Global technology stocks faced a sharp sell-off driven by renewed worries over persistent inflation and its impact on interest rates. The Nasdaq Composite dropped over 2%, with key semiconductor and tech companies such as Sandisk, Micron Technology, and Arm each falling more than 10%. Nvidia also declined by more than 4%, reflecting investor concerns that higher borrowing costs could undermine the premium valuations enjoyed by leading artificial intelligence firms.

The broader tech-focused Nasdaq 100 index fell more than 3%, while the S&P 500 lost 1.4%. Smaller stocks declined as well, with the Russell 2000 down nearly 1%. The Dow Jones Industrial Average closed slightly lower. Market participants are increasingly cautious as inflation pressures linked to geopolitical tensions and energy supply disruptions raise the possibility that the Federal Reserve will keep interest rates elevated for an extended period.

In this environment, investors question whether the large capital expenditures in AI-related technologies will generate sufficient profits to justify their high valuations. The tech sector’s recent volatility has been called a series of “gut check moments,” signaling that Wall Street is shifting its focus from growth prospects to tangible returns. Analysts describe the current pullback as a "sawtooth pattern" rather than a complete collapse, suggesting ongoing market fluctuations rather than a definitive downtrend.

The downturn followed a steep decline earlier in June, marking one of the Nasdaq 100’s worst sessions since 2025 after a stronger-than-expected jobs report boosted expectations of continued Federal Reserve rate hikes. The pressure affected major tech giants beyond chipmakers. Alphabet shares dropped 5%, Amazon declined nearly 5%, Meta Platforms lost over 2%, and Microsoft fell 3%, despite Micron rising ahead of its upcoming earnings release.

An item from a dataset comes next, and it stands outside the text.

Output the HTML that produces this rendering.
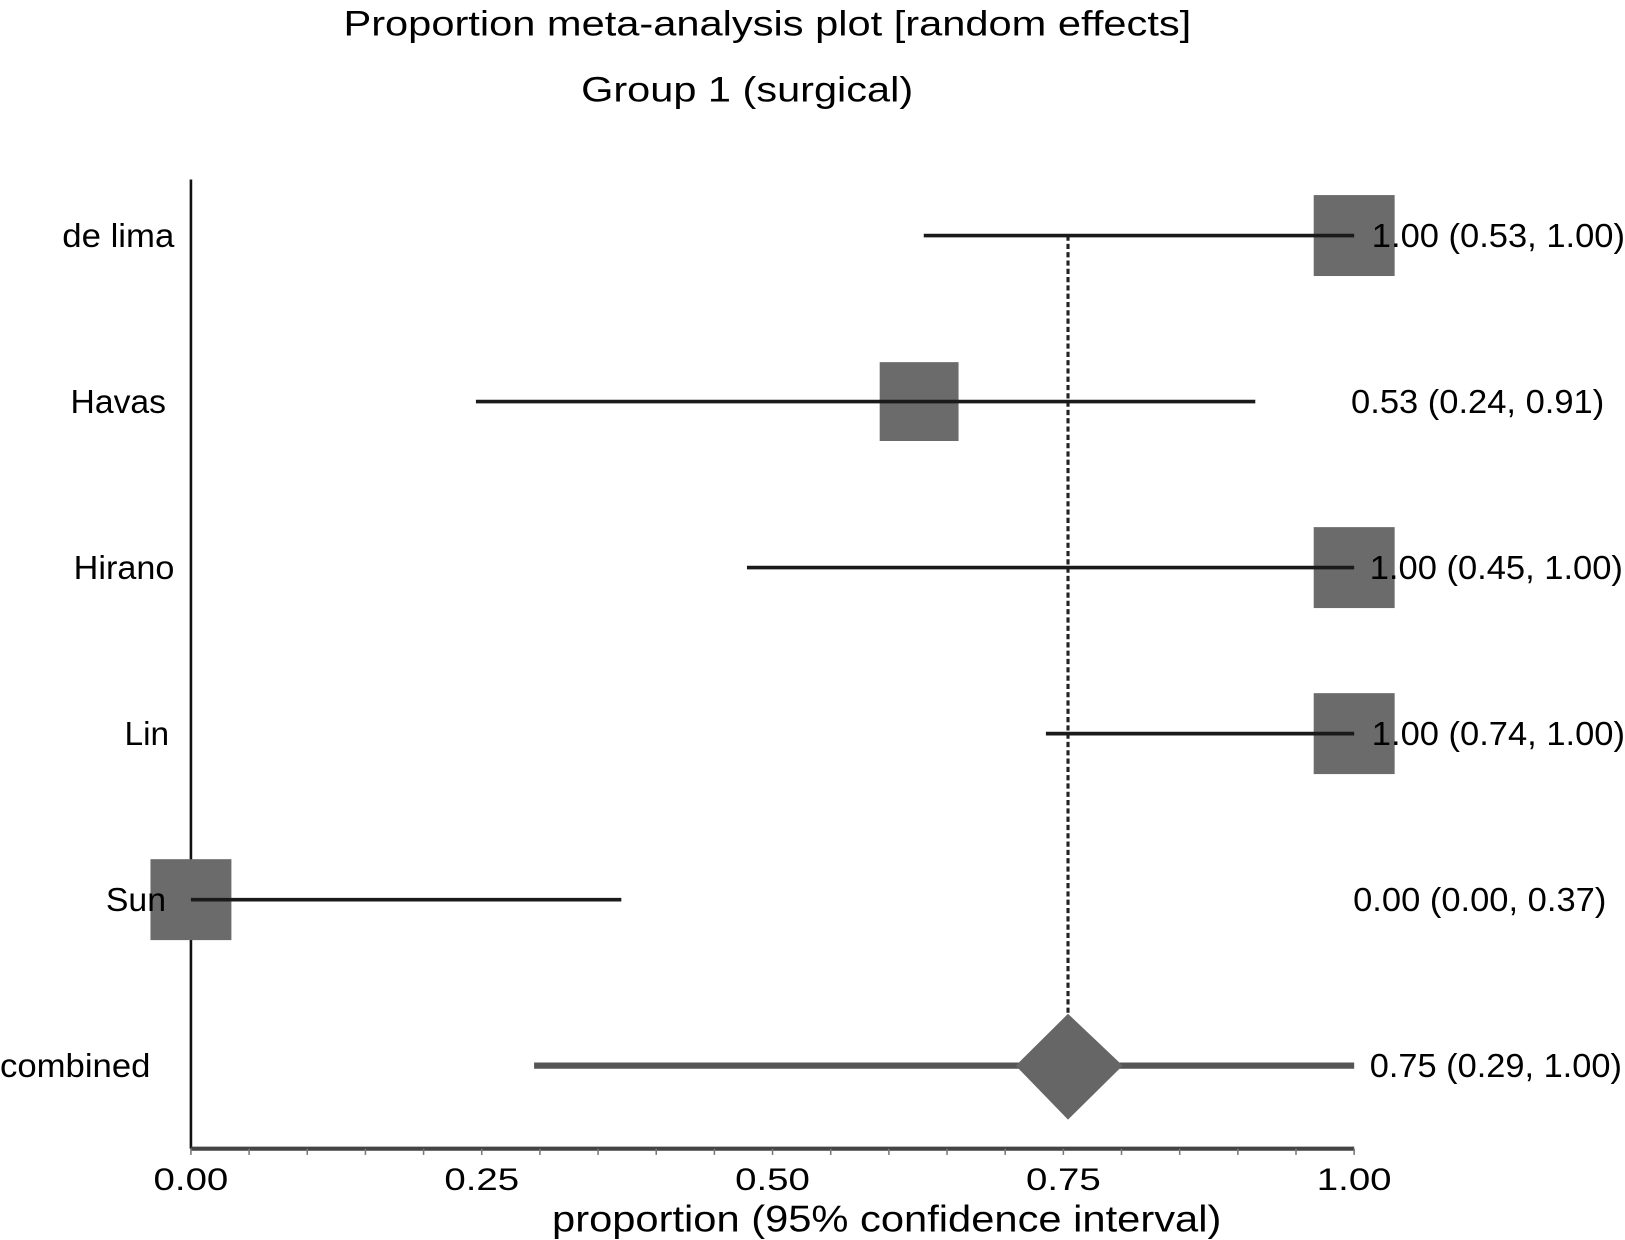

Globally, the tech sell-off extended into Asia, where chipmakers led a significant decline on South Korea’s Kospi index, retreating from recent highs. Investors now await key inflation data scheduled for release later this week—the personal consumption expenditures price index, the Fed’s preferred inflation indicator. This data will be critical in shaping expectations around future monetary policy moves, including the possibility of rate increases as soon as October.